Enfin, le Maroc. Que dire, sinon que le bilan est catastrophique? Mis à part notre champion Soufiane El Bakkali, qui a sauvé l’honneur national avec la seule médaille d’or, et la seule médaille tout court du Maroc dans cette compétition, c’est le désert, walou, nada. Presque 40 millions de Marocains au total, pour une seule médaille: on ne peut pas dire que le rendement crève le plafond.
Et que l’on ne me sorte pas l’argument des moyens et du développement économique. Certes, le top 10 est dominé par des pays développés. Mais on trouve aisément des pays beaucoup plus pauvres que nous avec des résultats brillants.
La compétition n’est pas encore terminée, mais on peut déjà citer par exemple Cuba, avec 5 médailles, dont 2 en or et une en argent, pour une population de 10 millions d’habitants qui vit sous embargo depuis des décennies. Ou encore la Jamaïque, avec 5 médailles, dont une or et 3 en argent, pour une population de seulement 2,8 millions d’habitants. Les exemples sont nombreux, mais la vraie question est: sommes-nous une nation sportive ou une nation consommatrice de sport?
Il me semble évident que nous ne manquons ni de talents ni d’argent.

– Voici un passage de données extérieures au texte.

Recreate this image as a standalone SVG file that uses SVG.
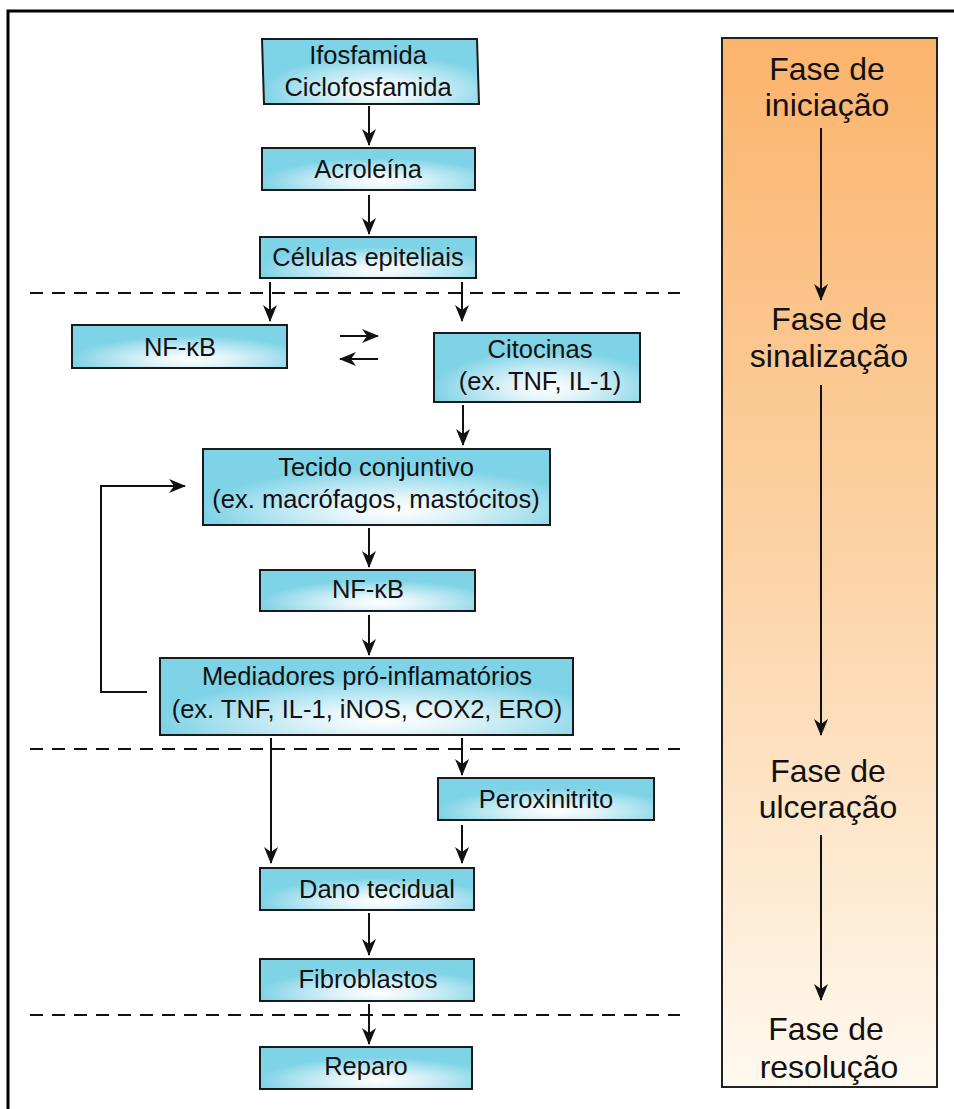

Le problème est donc ailleurs et réside principalement dans l’opacité, le clientélisme, les rapports incestueux entre le sport et la politique et la corruption qui gangrènent le monde du sport au Maroc. Des milliards sont mobilisés régulièrement, mais pour quels résultats? Où sont tous ces milliards et à qui profitent-ils réellement? Où sont les terrains de proximité? Les clubs de formation? Les politiques sportives?
Ainsi, tant qu’un audit sérieux et des enquêtes financières et judiciaires ne seront pas menés à grande échelle pour nettoyer les écuries d’Augias et libérer le potentiel sportif de nos talents nationaux, le résultat sera chaque fois le même.
En attendant, continuons à consommer tranquillement du sport derrière nos écrans, mais en évitant soigneusement les slogans stériles qui, loin de nous aider à résoudre le problème, bien au contraire, nous baignent de douces illusions.